建設業の資金繰りは大変といわれることが多いですが、特に下請け企業として仕事を請け負っている会社の場合、工事代金の入出金のズレや手形取引の多さなどで困難な状況に陥りやすいといえます。
建設業界は重層下請け構造により、施主から元請けへ仕事が依頼され、さらに元請けから一時下請けへと仕事が割り振られます。
そこからさらに、二次、三次へと次々に下請け企業へと仕事の請け負いが行われるため、工事代金の入金時期は下請け企業になるほど遅くなってしまうものです。
これが建設業の資金繰りを難しくさせている大きな理由といえるでしょう。
下請け企業へと次々に仕事の請け負いが行われていくのは、建設業界特有の流れといえます。ただ、工事に必要な労務費や建設資材調達費などは、工事が行われている途中でも必要となり、まだ報酬が入金されていない状態で多くの出費がかさむ状態となります。
公共工事であれば、公共工事前払い金保証制度などがあるものの、工事代金の一部の保証にとどまる上に、元請よりも下の階層の業者はその恩恵を受けることができない場合が多いため資金繰りに困窮しがちです。
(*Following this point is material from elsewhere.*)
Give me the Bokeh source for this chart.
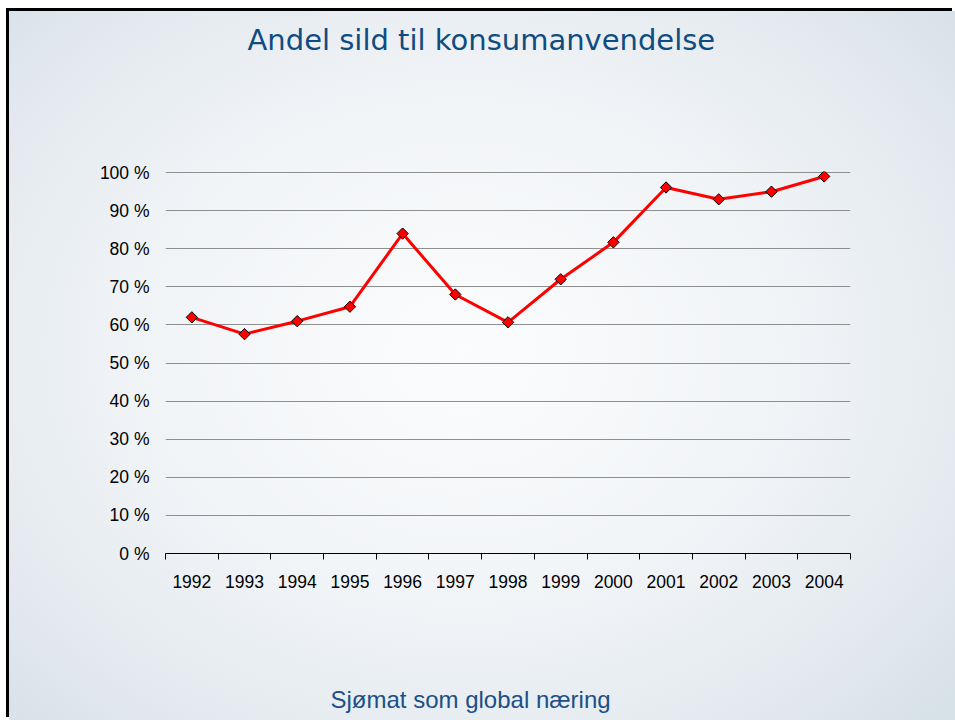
import numpy as np
from bokeh.plotting import figure
from bokeh.models import FixedTicker, PrintfTickFormatter, Title, Range1d
from bokeh.embed import file_html
from bokeh.resources import INLINE

title_text = "Andel sild til konsumanvendelse"
footer_text = "Sjømat som global næring"
years = ["1992", "1993", "1994", "1995", "1996", "1997", "1998",
         "1999", "2000", "2001", "2002", "2003", "2004"]
share = [62.0, 57.6, 61.0, 64.8, 84.0, 68.0, 60.7, 72.0, 81.7, 96.1, 93.0, 95.0, 99.0]
y_ticks = [0, 10, 20, 30, 40, 50, 60, 70, 80, 90, 100]

n = len(years)
xpos = np.arange(n) + 0.5

p = figure(width=946, height=709, output_backend="svg", toolbar_location=None,
           x_range=Range1d(0, n), y_range=Range1d(0, 100.3),
           min_border_left=156, min_border_right=105,
           min_border_top=160, min_border_bottom=167)
p.styles = {
    "margin-left": "9px",
    "margin-top": "11px",
    "box-shadow": "-3px -3px 0 0 #000000",
    "background": "radial-gradient(ellipse 75% 80% at 48% 48%, #fbfcfd 0%, #f1f4f7 45%, #e3e9ee 75%, #d2dee6 100%)",
}
p.border_fill_color = None
p.background_fill_color = None
p.outline_line_color = None

# x axis: labels at category centres, tick marks at boundaries
xt = FixedTicker(ticks=list(xpos), minor_ticks=list(np.arange(n + 1)))
p.xaxis.ticker = xt
p.xaxis.major_label_overrides = {float(x): y for x, y in zip(xpos, years)}
p.xaxis.major_tick_out = 0
p.xaxis.major_tick_in = 0
p.xaxis.minor_tick_out = 6
p.xaxis.minor_tick_in = 0
p.xaxis.minor_tick_line_color = "#000000"
p.xaxis.axis_line_color = "#000000"
p.xaxis.axis_line_width = 1
p.xaxis.major_label_text_font = "Liberation Sans"
p.xaxis.major_label_text_font_size = "17.5px"
p.xaxis.major_label_text_color = "#000000"
p.xaxis.major_label_standoff = 15
p.xgrid.grid_line_color = None

p.yaxis.ticker = FixedTicker(ticks=y_ticks)
p.yaxis.formatter = PrintfTickFormatter(format="%d %%")
p.yaxis.axis_line_color = None
p.yaxis.major_tick_line_color = None
p.yaxis.minor_tick_line_color = None
p.yaxis.major_label_text_font = "Liberation Sans"
p.yaxis.major_label_text_font_size = "17.5px"
p.yaxis.major_label_text_color = "#000000"
p.yaxis.major_label_standoff = 10
p.ygrid.grid_line_color = "#8f8f8f"
p.ygrid.grid_line_width = 1

p.line(xpos, share, line_color="#ff0000", line_width=3)
p.scatter(xpos, share, marker="square", angle=np.pi / 4, size=8, fill_color="#ff0000",
          line_color="#000000", line_width=1)

# spacer titles keep the real titles away from the frame
p.add_layout(Title(text=" ", text_font_size="10px", standoff=97), "above")
p.add_layout(Title(text=title_text, align="left", offset=82, standoff=10,
                   text_font="DejaVu Sans", text_font_size="29px", text_font_style="normal",
                   text_color="#0f4c81"), "above")
p.add_layout(Title(text=" ", text_font_size="10px", standoff=75), "below")
p.add_layout(Title(text=footer_text, align="left", offset=165, standoff=10,
                   text_font="Liberation Sans", text_font_style="normal",
                   text_font_size="24px", text_color="#1c4f86"), "below")

open("out.html", "w").write(file_html(p, INLINE))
現在では手形を用いた取引は少なくなったといわれていますが、建設業界ではまだその慣習が残っており、手形取引によって資金繰りを難しくさせているとも考えられています。
手形は工事代金の受け取りに利用されますが、期日にならなければ現金化されません。
国も中小企業の資金繰りを改善させようと、すべての産業において手形取引を減少させようとはしています。
しかし建設業界は、製造業や卸売小売り業に次ぐ手形取引額の多さで、下請け比率が上がれば手形での工事代金の受け取り率が増える傾向がみられます。
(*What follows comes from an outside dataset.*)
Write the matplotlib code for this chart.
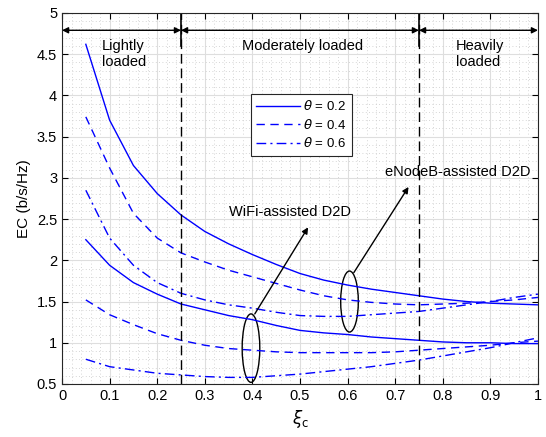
import matplotlib.pyplot as plt
from matplotlib.patches import Ellipse
from matplotlib.ticker import MultipleLocator

plt.rcParams['font.family'] = ['Liberation Sans', 'DejaVu Sans']
plt.rcParams['mathtext.fontset'] = 'dejavusans'

# load factor xi_c
xi = [0.05, 0.10, 0.15, 0.20, 0.25, 0.30, 0.35, 0.40, 0.45, 0.50,
      0.55, 0.60, 0.65, 0.70, 0.75, 0.80, 0.85, 0.90, 0.95, 1.00]

# eNodeB-assisted D2D
enb_02 = [4.62, 3.70, 3.15, 2.81, 2.55, 2.35, 2.20, 2.07, 1.95, 1.84,
          1.76, 1.70, 1.65, 1.61, 1.57, 1.53, 1.50, 1.48, 1.47, 1.46]
enb_04 = [3.74, 3.12, 2.57, 2.27, 2.09, 1.98, 1.88, 1.80, 1.72, 1.64,
          1.57, 1.52, 1.49, 1.47, 1.46, 1.47, 1.48, 1.50, 1.52, 1.55]
enb_06 = [2.85, 2.27, 1.94, 1.73, 1.60, 1.52, 1.46, 1.42, 1.37, 1.33,
          1.32, 1.32, 1.34, 1.36, 1.38, 1.42, 1.46, 1.50, 1.55, 1.59]

# WiFi-assisted D2D
wifi_02 = [2.25, 1.94, 1.73, 1.59, 1.47, 1.40, 1.33, 1.28, 1.21, 1.15,
           1.12, 1.10, 1.07, 1.05, 1.03, 1.01, 1.00, 1.00, 0.99, 0.99]
wifi_04 = [1.52, 1.34, 1.22, 1.11, 1.03, 0.97, 0.93, 0.91, 0.89, 0.88,
           0.88, 0.88, 0.88, 0.89, 0.91, 0.93, 0.95, 0.97, 1.00, 1.02]
wifi_06 = [0.80, 0.71, 0.67, 0.63, 0.61, 0.59, 0.58, 0.58, 0.60, 0.62,
           0.65, 0.68, 0.71, 0.75, 0.79, 0.84, 0.89, 0.94, 1.00, 1.06]

thetas = ["0.2", "0.4", "0.6"]
styles = ["-", (0, (6, 4)), (0, (7, 3, 1.5, 3))]

fig = plt.figure(figsize=(5.46, 4.37), dpi=100)
ax = fig.add_axes([0.1136, 0.1213, 0.8717, 0.849])

for ys, ls, th in zip([enb_02, enb_04, enb_06], styles, thetas):
    ax.plot(xi, ys, color="blue", linestyle=ls, linewidth=1.0,
            label=r"$\theta$ = " + th)
for ys, ls in zip([wifi_02, wifi_04, wifi_06], styles):
    ax.plot(xi, ys, color="blue", linestyle=ls, linewidth=1.0)

# load regions
for xb in [0.25, 0.75]:
    ax.plot([xb, xb], [0.5, 5], color="black", linestyle=(0, (7, 3.5)), linewidth=1.0)
    ax.plot([xb, xb], [4.6, 5], color="black", linewidth=1.2)
for x0, x1 in [(0, 0.25), (0.25, 0.75), (0.75, 1.0)]:
    ax.annotate("", xy=(x1, 4.79), xytext=(x0, 4.79),
                arrowprops=dict(arrowstyle="<|-|>", color="black", lw=1.0,
                                mutation_scale=9, shrinkA=0, shrinkB=0))
ax.text(0.083, 4.5, "Lightly\nloaded", ha="left", va="center", fontsize=10.5, linespacing=1.15)
ax.text(0.505, 4.6, "Moderately loaded", ha="center", va="center", fontsize=10.5)
ax.text(0.828, 4.5, "Heavily\nloaded", ha="left", va="center", fontsize=10.5, linespacing=1.15)

# ellipses and labels
ax.add_patch(Ellipse((0.397, 0.935), 0.037, 0.83, fill=False, edgecolor="black", lw=1.0))
ax.add_patch(Ellipse((0.604, 1.50), 0.037, 0.74, fill=False, edgecolor="black", lw=1.0))
ax.annotate("", xy=(0.517, 2.40), xytext=(0.405, 1.35),
            arrowprops=dict(arrowstyle="-|>", color="black", lw=1.0,
                            mutation_scale=9, shrinkA=0, shrinkB=0))
ax.annotate("", xy=(0.728, 2.89), xytext=(0.613, 1.85),
            arrowprops=dict(arrowstyle="-|>", color="black", lw=1.0,
                            mutation_scale=9, shrinkA=0, shrinkB=0))
ax.text(0.478, 2.59, "WiFi-assisted D2D", ha="center", va="center", fontsize=10.5)
ax.text(0.832, 3.07, "eNodeB-assisted D2D", ha="center", va="center", fontsize=10.5)

ax.set_xlim(0, 1)
ax.set_ylim(0.5, 5)
ax.xaxis.set_minor_locator(MultipleLocator(0.02))
ax.yaxis.set_minor_locator(MultipleLocator(0.1))
ax.set_xticks([i / 10 for i in range(11)])
ax.set_xticklabels(["0", "0.1", "0.2", "0.3", "0.4", "0.5", "0.6", "0.7", "0.8", "0.9", "1"])
ax.set_yticks([0.5 * i for i in range(1, 11)])
ax.set_yticklabels(["0.5", "1", "1.5", "2", "2.5", "3", "3.5", "4", "4.5", "5"])
ax.tick_params(which="major", direction="in", top=True, right=True, length=4,
               labelsize=10.5, width=0.8)
ax.tick_params(which="minor", length=0)
ax.grid(which="major", color="#dedede", linewidth=0.8)
ax.grid(which="minor", color="#c8c8c8", linestyle=(0, (1, 3)), linewidth=0.6)
ax.set_axisbelow(True)
for s in ax.spines.values():
    s.set_linewidth(0.8)
    s.set_color("#262626")

ax.set_xlabel(r"$\xi_\mathrm{c}$", fontsize=12)
ax.set_ylabel("EC (b/s/Hz)", fontsize=11)

leg = ax.legend(loc="upper left", bbox_to_anchor=(0.397, 0.782), fontsize=9.5,
                handlelength=3.3, fancybox=False, framealpha=1, edgecolor="#262626",
                borderpad=0.4, labelspacing=0.35, handletextpad=0.25, borderaxespad=0)
leg.get_frame().set_linewidth(0.8)

fig.savefig("out.png", dpi=100)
下請け企業ほど手形による取引を強いられることとなり、資金繰りが悪化してしまうことが多いといえるでしょう。
公益財団法人 建設業適正取引推進機構の建設業取引適正化センターでは、土日祝日を除く朝9時30分から夕方17時まで、建設工事の請負契約をめぐる元請け・下請けとの間での苦情やトラブルの相談を受け付けています。
もし元請けと下請けとの取引で困ったことが起きてしまったものの、どうすればよいかわからないというときには相談してみるとよいでしょう。
あっせん・調停・仲裁など紛争解決手続きは行ってもらえませんが、希望する場合には建設工事紛争審査会の紛争処理機関を紹介してもらえます。
相談指導員については、センター東京とセンター大阪では、弁護士・土木の専門家・建築の専門家などに無料で相談することができます。